Borz-Ali, lui, est tchétchène. Sa rencontre à Amsterdam se poursuivra aussi en Tchétchénie, où les traces de la guerre sont bien visibles Le génie du cinéaste, c’est ici de créer des ponts entre l’ici et l’ailleurs, de construire une vision de l’humanité qui échappe aux différences nationales. Le cinéma de van der Keuken ne connaît pas de frontière.
Hennie est une vieille dame juive qui retourne, en compagnie de son fils, dans l’appartement où son mari a été arrêté en 1942. Une façon pour le cinéaste d’inscrire le présent dans le passé douloureux de sa ville.
Le génie du cinéaste, c’est ici de créer des ponts entre l’ici et l’ailleurs, de construire une vision de l’humanité qui échappe aux différences nationales. Le cinéma de van der Keuken ne connaît pas de frontière.
Nous suivons tout au long du film Khalid, coursier de profession, qui parcourt la ville sur sa « mob » pour livrer des pellicules à des laboratoires photographiques. D’origine marocaine, il évoque chez lui, en présence d’amis, sa vie d’immigré, le retour au pays avec ses parents au bout de 15 ans passés à Amsterdam, son service militaire dans le désert marocain et son retour dans sa ville d’adoption qui lui manquait tant. Au hasard de ses livraisons nous pouvons assister avec lui à une séance de pose photographique, que van der Keuken filme en connaisseur. Khalid, c’est le fil rouge du film, celui qui nous fait découvrir la ville au rythme trépidant de ses courses. Celui dont le regard est en fait celui du cinéaste.

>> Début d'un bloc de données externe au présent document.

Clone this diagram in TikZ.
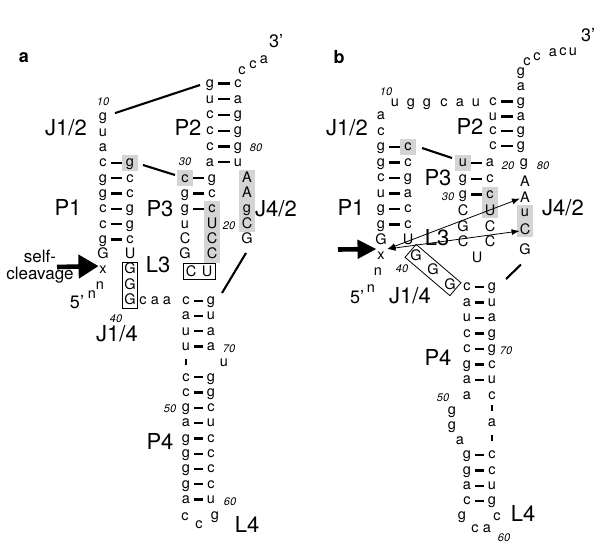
\documentclass[tikz,border=0pt]{standalone}
\usepackage{fontspec}
\setmainfont{TeX Gyre Heros}
\usetikzlibrary{arrows.meta,calc}
\newcommand\bpair[6]{%
  \node[nt] (#1l) at (#3,#2) {#5};
  \node[nt] (#1r) at (#4,#2) {#6};
  \draw[pbar] (#1l) -- (#1r);}
\newcommand\nuc[4]{\node[nt] (#1) at (#2,#3) {#4};}
\newcommand\mknum[4]{\node[numlab] (#1) at (#2,#3) {#4};}
\newcommand\mklab[4]{\node[rlab] (#1) at (#2,#3) {#4};}
\tikzset{
 nt/.style={inner sep=0pt, minimum width=7.5pt, text height=7.6pt, text depth=0pt, font=\fontsize{14.5}{15}\selectfont},
 numlab/.style={inner sep=0pt, text height=8pt, text depth=0pt, font=\fontsize{11}{12}\selectfont\itshape},
 rlab/.style={inner sep=0pt, text height=15.6pt, text depth=0pt, font=\fontsize{22}{23}\selectfont},
 prime/.style={inner sep=0pt, font=\fontsize{18}{19}\selectfont},
 sclab/.style={inner sep=0pt, anchor=base, font=\fontsize{17}{18}\selectfont},
 panel/.style={inner sep=0pt, font=\fontsize{18}{19}\selectfont\bfseries},
 pbar/.style={line width=2.3pt, shorten <=4pt, shorten >=4pt},
 link/.style={line width=2.1pt},
 tick/.style={line width=2.2pt},
 gbox/.style={fill=black!17},
 loopbox/.style={draw, line width=0.8pt, inner sep=0pt},
 cleave/.style={line width=4.6pt, -{Triangle[length=20pt,width=23pt]}},
 cleaveb/.style={line width=4.6pt, -{Triangle[length=19pt,width=18pt]}},
 contact/.style={line width=0.8pt, {Latex[length=8pt,width=6pt]}-{Latex[length=8pt,width=6pt]}},
}
\begin{document}
\begin{tikzpicture}[x=1pt,y=-1pt]
\fill[white] (0,0) rectangle (600,547);
\useasboundingbox (0,0) rectangle (600,547);
% ================= panel a =================
\node[panel] (pa) at (24,58) {a};
\fill[gbox] (122,155) rectangle (138,171);
\fill[gbox] (177,170.3) rectangle (193,186.3);
\fill[gbox] (204,201) rectangle (220,263);
\fill[gbox] (239,170) rectangle (255,232);
% J1/2 and P1
\mknum{a10}{103}{101.8}{10}
\nuc{aj1}{103}{117.1}{g}
\nuc{aj2}{103}{132.4}{u}
\nuc{aj3}{103}{147.7}{a}
\bpair{ap1}{163}{103}{130}{c}{g}
\bpair{ap2}{178.3}{103}{130}{g}{c}
\bpair{ap3}{193.6}{103}{130}{g}{c}
\bpair{ap4}{208.9}{103}{130}{c}{g}
\bpair{ap5}{224.2}{103}{130}{c}{g}
\bpair{ap6}{239.5}{103}{130}{g}{c}
\nuc{aG}{103}{254.8}{G}
\nuc{aU}{130}{254.8}{U}
\nuc{ax}{103}{270.1}{x}
\nuc{an}{100}{286}{n}
\node[prime] (a5) at (77,302) {5'};
\nuc{ans}{92}{295}{n}
% J1/4
\nuc{aG1}{130}{270.1}{G}
\nuc{aG2}{130}{285.4}{G}
\nuc{aG3}{130}{300.7}{G}
\node[loopbox, minimum width=15pt, minimum height=46.5pt] (aJ14box) at (130,285.3) {};
\mknum{a40}{116}{318}{40}
\nuc{ac1}{143}{300.7}{c}
\nuc{aa1}{155}{300.7}{a}
\nuc{aa2}{167}{300.7}{a}
% P4
\bpair{a4p1}{300.7}{186}{211}{c}{g}
\bpair{a4p2}{316}{186}{211}{a}{u}
\bpair{a4p3}{331.3}{186}{211}{u}{a}
\bpair{a4p4}{346.6}{186}{211}{u}{a}
\mknum{a70}{229}{348}{70}
\coordinate (atk1) at (186,358.8);
\coordinate (atk2) at (186,365);
\draw[tick] (atk1) -- (atk2);
\nuc{a4u}{224}{362.5}{u}
\bpair{a4p5}{377.2}{186}{211}{c}{g}
\bpair{a4p6}{392.5}{186}{211}{c}{g}
\bpair{a4p7}{407.8}{186}{211}{g}{c}
\mknum{a50}{170}{408}{50}
\bpair{a4p8}{423.1}{186}{211}{a}{u}
\bpair{a4p9}{438.4}{186}{211}{g}{c}
\bpair{a4p10}{453.7}{186}{211}{g}{c}
\bpair{a4p11}{469}{186}{211}{g}{c}
\bpair{a4p12}{484.3}{186}{211}{g}{c}
\bpair{a4p13}{499.6}{186}{211}{a}{u}
\mknum{a60}{230}{501}{60}
\nuc{al1}{185}{517}{c}
\nuc{al2}{199}{525}{c}
\nuc{al3}{215}{516}{g}
% P3
\bpair{a3p1}{178.3}{185}{212}{c}{g}
\bpair{a3p2}{193.6}{185}{212}{g}{c}
\bpair{a3p3}{208.9}{185}{212}{g}{c}
\mknum{a30}{185}{161}{30}
\nuc{a3u}{185}{224.2}{u}
\nuc{a3U}{212}{224.2}{U}
\mknum{a20}{229}{225}{20}
\nuc{a3C1}{185}{239.5}{C}
\nuc{a3C2}{212}{239.5}{C}
\nuc{a3G}{185}{254.8}{G}
\nuc{a3C3}{212}{254.8}{C}
\node[loopbox, minimum width=32pt, minimum height=15.5pt] (aL3box) at (199,271.3) {};
\nuc{aL3C}{191}{272.6}{C}
\nuc{aL3U}{207}{272.6}{U}
% J4/2
\nuc{aJ1}{247}{178.3}{A}
\nuc{aJ2}{247}{193.6}{A}
\nuc{aJ3}{247}{208.9}{g}
\nuc{aJ4}{247}{224.2}{C}
\nuc{aJ5}{247}{239.5}{G}
% P2
\bpair{a2p1}{83.5}{210}{238}{g}{c}
\bpair{a2p2}{99.2}{210}{238}{u}{a}
\bpair{a2p3}{115}{210}{238}{c}{g}
\bpair{a2p4}{130.7}{210}{238}{c}{g}
\bpair{a2p5}{146.5}{210}{238}{c}{g}
\bpair{a2p6}{162.2}{210}{238}{a}{u}
\mknum{a80}{256}{147}{80}
\nuc{at1}{242}{70.5}{c}
\nuc{at2}{253}{65}{c}
\nuc{at3}{264}{59.5}{a}
\node[prime] (a3end) at (276,41) {3'};
% labels
\mklab{aJ12}{66}{128}{J1/2}
\mklab{aP2}{188}{128}{P2}
\mklab{aP1}{68}{208}{P1}
\mklab{aP3}{160}{209}{P3}
\mklab{aJ42}{276}{209}{J4/2}
\mklab{aL3}{158}{265}{L3}
\mklab{aJ14}{117}{334}{J1/4}
\mklab{aP4}{160}{442}{P4}
\mklab{aL4}{247}{525}{L4}
\node[sclab] (asc1) at (40,262) {self-};
\node[sclab] (asc2) at (40,279.5) {cleavage};
% connectors
\coordinate (acs) at (57,267);
\draw[cleave] (acs) -- ($(ax.north west)+(-0.5,0)$);
\draw[link] ($(aj1)+(12,-4)$) -- ($(a2p1l)+(-10,1.5)$);
\draw[link] ($(ap1r)+(13,2)$) -- ($(a3p1l)+(-10,-3.3)$);
\draw[link] ($(aJ5)+(-1,13.5)$) -- ($(a4p1r)+(11,-7.7)$);
% ================= panel b =================
\node[panel] (pb) at (339,57) {b};
\fill[gbox] (400,139) rectangle (416,155);
\fill[gbox] (455,155) rectangle (471,171);
\fill[gbox] (482,186.5) rectangle (498,218);
\fill[gbox] (517,205) rectangle (533,237);
\mknum{b10}{386}{91}{10}
\nuc{bt1}{395}{102.5}{u}
\nuc{bt2}{411}{102.5}{g}
\nuc{bt3}{427}{102.5}{g}
\nuc{bt4}{444}{102.5}{c}
\nuc{bt5}{460}{102.5}{a}
\nuc{bt6}{476}{102.5}{u}
\nuc{bj1}{381}{116}{a}
\nuc{bj2}{381}{131.5}{c}
\bpair{bp1}{147}{381}{408}{g}{c}
\bpair{bp2}{162.5}{381}{408}{g}{c}
\bpair{bp3}{178}{381}{408}{c}{g}
\bpair{bp4}{193.5}{381}{408}{u}{a}
\bpair{bp5}{209}{381}{408}{g}{c}
\bpair{bp6}{224.5}{381}{408}{g}{c}
\nuc{bG}{381}{240.5}{G}
\nuc{bU}{408}{240.5}{U}
\nuc{bx}{381}{256}{x}
\nuc{bn}{378}{272}{n}
\nuc{bns}{371}{289}{n}
\node[prime] (b5) at (357,297) {5'};
\mknum{b40}{402}{268}{40}
\nuc{bG1}{416}{256.3}{G}
\nuc{bG2}{433}{270.3}{G}
\nuc{bG3}{450}{285.3}{G}
\node[loopbox, rotate=-40.5, minimum width=59pt, minimum height=17pt] (bJ14box) at (433,270) {};
% P4
\bpair{b4p1}{287}{467}{492}{c}{g}
\bpair{b4p2}{302.5}{467}{492}{a}{u}
\bpair{b4p3}{318}{467}{492}{u}{a}
\bpair{b4p4}{333.5}{467}{492}{c}{g}
\bpair{b4p5}{349}{467}{492}{c}{g}
\mknum{b70}{506}{350}{70}
\bpair{b4p6}{364.5}{467}{492}{g}{c}
\bpair{b4p7}{380}{467}{492}{a}{u}
\nuc{b4a}{467}{395.5}{a}
\nuc{b4c}{492}{395.5}{c}
\mknum{b50}{443}{397}{50}
\nuc{bi1}{452}{411}{g}
\nuc{bi2}{452}{426}{g}
\nuc{bi3}{460}{441}{a}
\coordinate (btk1) at (492,405);
\coordinate (btk2) at (492,411);
\draw[tick] (btk1) -- (btk2);
\nuc{bi4}{492}{423}{a}
\coordinate (btk3) at (492,435);
\coordinate (btk4) at (492,441);
\draw[tick] (btk3) -- (btk4);
\bpair{b4p8}{455}{467}{492}{g}{c}
\bpair{b4p9}{470.5}{467}{492}{g}{c}
\bpair{b4p10}{486}{467}{492}{a}{u}
\bpair{b4p11}{501}{467}{492}{c}{g}
\nuc{bl1}{462}{516}{g}
\nuc{bl2}{475}{529}{c}
\nuc{bl3}{487}{529}{a}
\nuc{bl4}{497}{517}{c}
\mknum{b60}{504}{537}{60}
% P3
\bpair{b3p1}{163}{463}{490}{u}{a}
\mknum{b20}{508}{165}{20}
\nuc{bJ0}{524}{163}{g}
\mknum{b80}{543}{165}{80}
\bpair{b3p2}{179}{463}{490}{g}{c}
\bpair{b3p3}{194.5}{463}{490}{g}{c}
\mknum{b30}{448}{196}{30}
\nuc{b3C1}{463}{212}{C}
\nuc{b3U1}{490}{212}{U}
\nuc{b3G}{463}{227.5}{G}
\nuc{b3C2}{490}{227.5}{C}
\nuc{b3C3}{463}{243}{C}
\nuc{b3C4}{490}{243}{C}
\nuc{b3U2}{477}{259}{U}
% J4/2
\nuc{bJ1}{525}{183}{A}
\nuc{bJ2}{525}{198.5}{A}
\nuc{bJ3}{525}{212.5}{u}
\nuc{bJ4}{525}{231}{C}
\nuc{bJ5}{525}{250.5}{G}
% P2
\bpair{b2p1}{101.5}{493}{521}{c}{g}
\bpair{b2p2}{116.5}{493}{521}{u}{a}
\bpair{b2p3}{131}{493}{521}{c}{g}
\bpair{b2p4}{146}{493}{521}{c}{g}
\nuc{bs1}{521}{87}{a}
\nuc{bs2}{521}{72}{g}
\nuc{bs3}{527}{62}{c}
\nuc{bs4}{537}{57}{c}
\nuc{bs5}{553}{53}{a}
\nuc{bs6}{563}{52}{c}
\nuc{bs7}{573}{52}{u}
\node[prime] (b3end) at (588,35) {3'};
% labels
\mklab{bJ12}{347}{128}{J1/2}
\mklab{bP2}{470}{127}{P2}
\mklab{bP1}{351}{208}{P1}
\mklab{bP3}{438}{178}{P3}
\mklab{bL3}{437}{238}{L3}
\mklab{bJ42}{563}{208}{J4/2}
\mklab{bJ14}{410}{296}{J1/4}
\mklab{bP4}{438}{358}{P4}
\mklab{bL4}{523}{514}{L4}
% connectors
\coordinate (bcs) at (338,249.5);
\draw[cleaveb] (bcs) -- ($(bx.north west)+(-0.5,-3)$);
\draw[link] ($(bp1r)+(14,1)$) -- ($(b3p1l)+(-11,-5)$);
\draw[link] ($(bJ5)+(-4,14)$) -- ($(b4p1r)+(14,-8)$);
\coordinate (bct) at ($(bx.north east)+(2.5,-3)$);
\draw[contact] (bct) -- (bJ2.west);
\draw[contact] (bct) -- (bJ4.west);
\end{tikzpicture}
\end{document}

Et puis, Amsterdam ne serait pas Amsterdam sans ses parties de foot à la télé ou dans les parcs, ses nuits de danse et de musique dans les boites, ses vendeurs de H dans les coffee shop, ses amoureux et ses amoureuses, ses vélos et toujours ses canaux, ses mouettes filmées comme dans Hitchcock. Il y a tout ça dans le film de van der Keuken. Tout ça et bien plus encore. Il est difficile d’évoquer tous les moments si divers qui composent ce film de près de quatre heures. Un film foisonnant de vie. « J’ai toujours pensé que la vie, c’est 777 histoires à la fois. », disait Bert Schierbeek que Van der Keuken aime à citer. Amsterdam, global village concrétise parfaitement cette maxime. Son cinéma n’en est que plus vivant.